Here are a few things to keep in mind prior to referring another EXP for an opportunity:
Their work ethic doesn’t match yours.
Whether you have worked with someone on one event or a couple of events, getting a gauge for their work ethic is important. Are they on time for the event? Do they communicate effectively with the account manager or coordinator? Do they complain about everything? Do they have an entitlement mentality? Are they hiding from doing any tasks onsite? Do they play the “blame game”? Are they rude and unprofessional to consumers? If you cannot answer these questions truthfully then referring someone for an opportunity probably isn’t the best idea.
If you have taken the time to build a relationship with an agency, staffing or account manager, then you must understand that fellow EXPs may not see the value in that relationship which took months and years for you to build. Make sure the requesting EXP understands the importance of maintaining a positive relationship for you with that possible referral and why it is important to not have that relationship compromised.

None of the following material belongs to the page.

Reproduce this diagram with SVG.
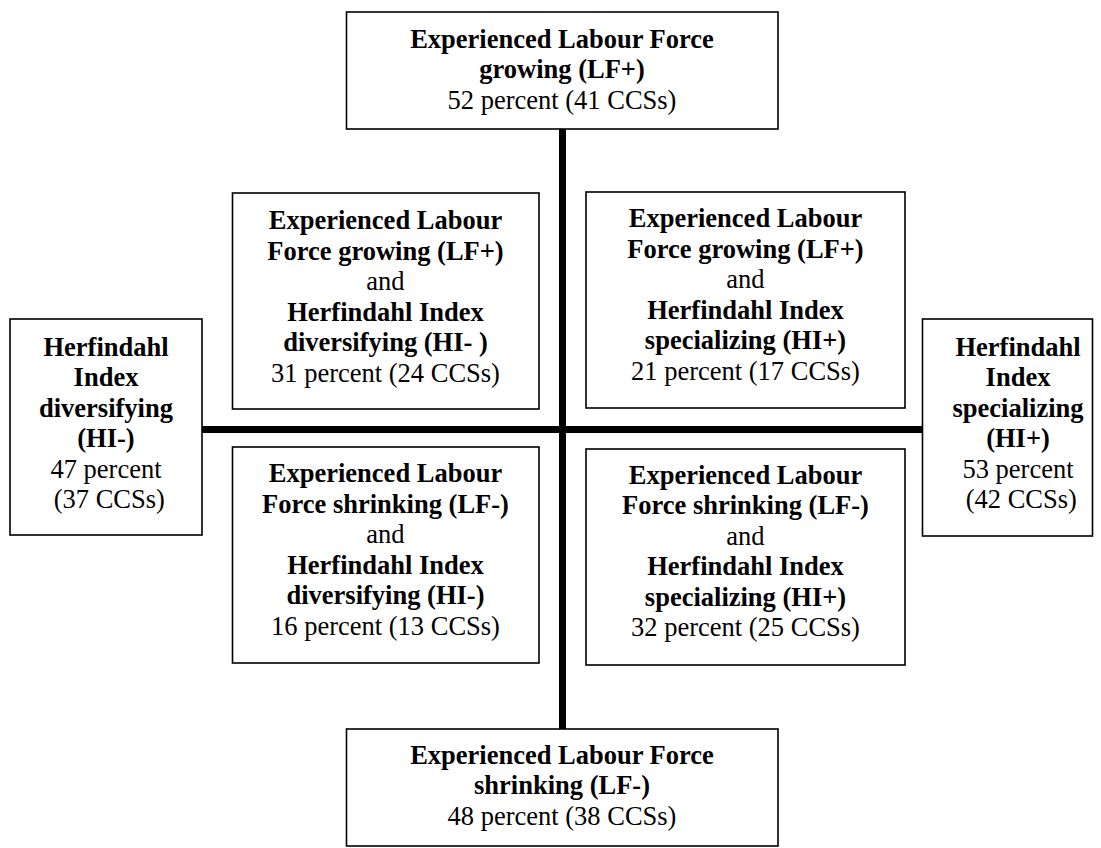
<svg xmlns="http://www.w3.org/2000/svg" width="1101" height="848" viewBox="0 0 1101 848">
<style>
.box{fill:#fff;stroke:#000;stroke-width:1.6}
text{font-family:"Liberation Serif","Times New Roman",serif;font-size:26.5px;fill:#000;text-anchor:middle}
.b{font-weight:bold}
.axis{stroke:#000;stroke-width:7;fill:none}
</style>
<rect width="1101" height="848" fill="#fff"/>
<g id="connectors">
<line class="axis" x1="562.5" y1="129" x2="562.5" y2="729"/>
<line class="axis" x1="202" y1="429.5" x2="922" y2="429.5"/>
</g>
<g id="top">
<rect class="box" x="346.5" y="12" width="431.5" height="117"/>
<text x="562" y="47.5" class="b">Experienced Labour Force</text>
<text x="562" y="78" class="b">growing (LF+)</text>
<text x="562" y="108.5">52 percent (41 CCSs)</text>
</g>
<g id="bottom">
<rect class="box" x="346.5" y="729" width="431.5" height="117"/>
<text x="562" y="763.5" class="b">Experienced Labour Force</text>
<text x="562" y="794" class="b">shrinking (LF-)</text>
<text x="562" y="824.5">48 percent (38 CCSs)</text>
</g>
<g id="left">
<rect class="box" x="10" y="319" width="192" height="216"/>
<text x="106" y="355.5" class="b">Herfindahl</text>
<text x="106" y="386" class="b">Index</text>
<text x="106" y="416.5" class="b">diversifying</text>
<text x="106" y="447" class="b">(HI-)</text>
<text x="106" y="477.5">47 percent</text>
<text x="106" y="508" xml:space="preserve"> (37 CCSs)</text>
</g>
<g id="right">
<rect class="box" x="922.5" y="319" width="170" height="217"/>
<text x="1018" y="355.5" class="b">Herfindahl</text>
<text x="1018" y="386" class="b">Index</text>
<text x="1018" y="416.5" class="b">specializing</text>
<text x="1018" y="447" class="b">(HI+)</text>
<text x="1018" y="477.5">53 percent</text>
<text x="1018" y="508" xml:space="preserve"> (42 CCSs)</text>
</g>
<g id="top-left">
<rect class="box" x="232.5" y="193" width="306.5" height="216"/>
<text x="385.5" y="229" class="b">Experienced Labour</text>
<text x="385.5" y="259.5" class="b">Force growing (LF+)</text>
<text x="385.5" y="290">and</text>
<text x="385.5" y="320.5" class="b">Herfindahl Index</text>
<text x="385.5" y="351" class="b" xml:space="preserve">diversifying (HI- )</text>
<text x="385.5" y="381.5">31 percent (24 CCSs)</text>
</g>
<g id="top-right">
<rect class="box" x="586" y="192" width="319" height="216"/>
<text x="745.5" y="227" class="b">Experienced Labour</text>
<text x="745.5" y="257.5" class="b">Force growing (LF+)</text>
<text x="745.5" y="288">and</text>
<text x="745.5" y="318.5" class="b">Herfindahl Index</text>
<text x="745.5" y="349" class="b">specializing (HI+)</text>
<text x="745.5" y="379.5">21 percent (17 CCSs)</text>
</g>
<g id="bottom-left">
<rect class="box" x="232.5" y="447" width="306.5" height="216"/>
<text x="385.5" y="482" class="b">Experienced Labour</text>
<text x="385.5" y="512.5" class="b">Force shrinking (LF-)</text>
<text x="385.5" y="543">and</text>
<text x="385.5" y="573.5" class="b">Herfindahl Index</text>
<text x="385.5" y="604" class="b">diversifying (HI-)</text>
<text x="385.5" y="634.5">16 percent (13 CCSs)</text>
</g>
<g id="bottom-right">
<rect class="box" x="586" y="449" width="319" height="216"/>
<text x="745.5" y="483.5" class="b">Experienced Labour</text>
<text x="745.5" y="514" class="b">Force shrinking (LF-)</text>
<text x="745.5" y="544.5">and</text>
<text x="745.5" y="575" class="b">Herfindahl Index</text>
<text x="745.5" y="605.5" class="b">specializing (HI+)</text>
<text x="745.5" y="636">32 percent (25 CCSs)</text>
</g>
</svg>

Ensure future opportunities are not compromised.
If you worked to build a reputable name for yourself with an Experiential Marketing or staffing agency, the last thing you want is to have a relationship ruined by someone who doesn’t value the time and effort it took to build. If the EXP does a poor job after you have referred them for an opportunity, it could hamper your ability to receive future opportunities with an agency or account manager.
As an EXP, you are judged by your ability to successfully organize and put on an event, as well as assist in the retention of that client. Whether that is the activation of one event or a tour spanning months, building a positive rapport will foster an environment where referrals are created and the ability to maintain consistent opportunities are a reality. It takes time and a hustle mentality to build a reputable name as an EXP. Before you ask an EXP to refer you for an opportunity, be sure that your work ethic, professionalism, and ability to successfully execute the event is something you are capable and willing to perform. If the EXP you’ve asked declines, don’t take it personal, continue to work hard, build your credibility, and the right opportunity will be presented.